Oh? What’s that you say? I don’t have my Costco card and need to stand in line for a new one? This New Plan is really amazing. It’s a gym membership, and psychological stress test requiring aqua-lungs and flippers all in one convenient bundle.
Over and over, I got to flex my flabby Surrender muscles and embrace A New Plan. All week, every time something went wrong, I just continued to shout “Wahoo! THIS must be part of the plan!” as if plans are treasure maps we discover, rather than create. When we cooked all the potatoes three hours too early and they turned to rocks, when the girl chopping peppers cut her hand, when the porridge turned to cement, when I flew out the back door gripping a smokey pot of (literally) flaming soup, when I had to run back to the store for everything we needed, every… single… blessed… meal…. only to discover now we have way too many leftovers... These were all just part of The Plan I couldn’t see. And thank Heavens too—it was a mercy I couldn’t see what was in front of me or I might have been tempted to put my head in the giant oven (that incidentally was broken “on.” We were warned never to turn it off, lest we not be able to turn it on again. Yep! You guessed it… Someone turned it off. )

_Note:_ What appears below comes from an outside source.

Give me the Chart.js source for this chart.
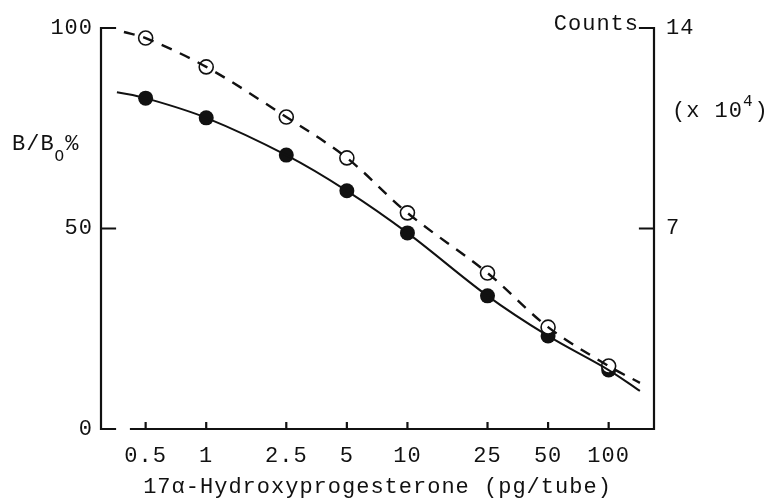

As I told the forty pounds of unused carrots I discovered on the last day, “I’m sorry little orange ones…I guess you just were not part of the plan” (though they will have to be soon!).
So many New Plans. So many choices to sing or scream. So many opportunities to adapt or perish. I discovered that “Plans” represent our best hopes of making things better than they are. In actuality, it is humor, resilience, and a new friend willing to chop thirty pounds of onions without gritching about it that really gets us through the tough times. Humor is that gap between “what Is” and “What should be” and it is Here, in that gap, outside the reach of the best-laid plans of mice or men, that we find ourselves and our community of fellow Menders. Here is where we find the work we know how to do, where Love and Laughter and some clever patchwork are the best substitutes for Other Plans.
Finally, I am home again. I’m not sure what to do next. Anybody got a plan???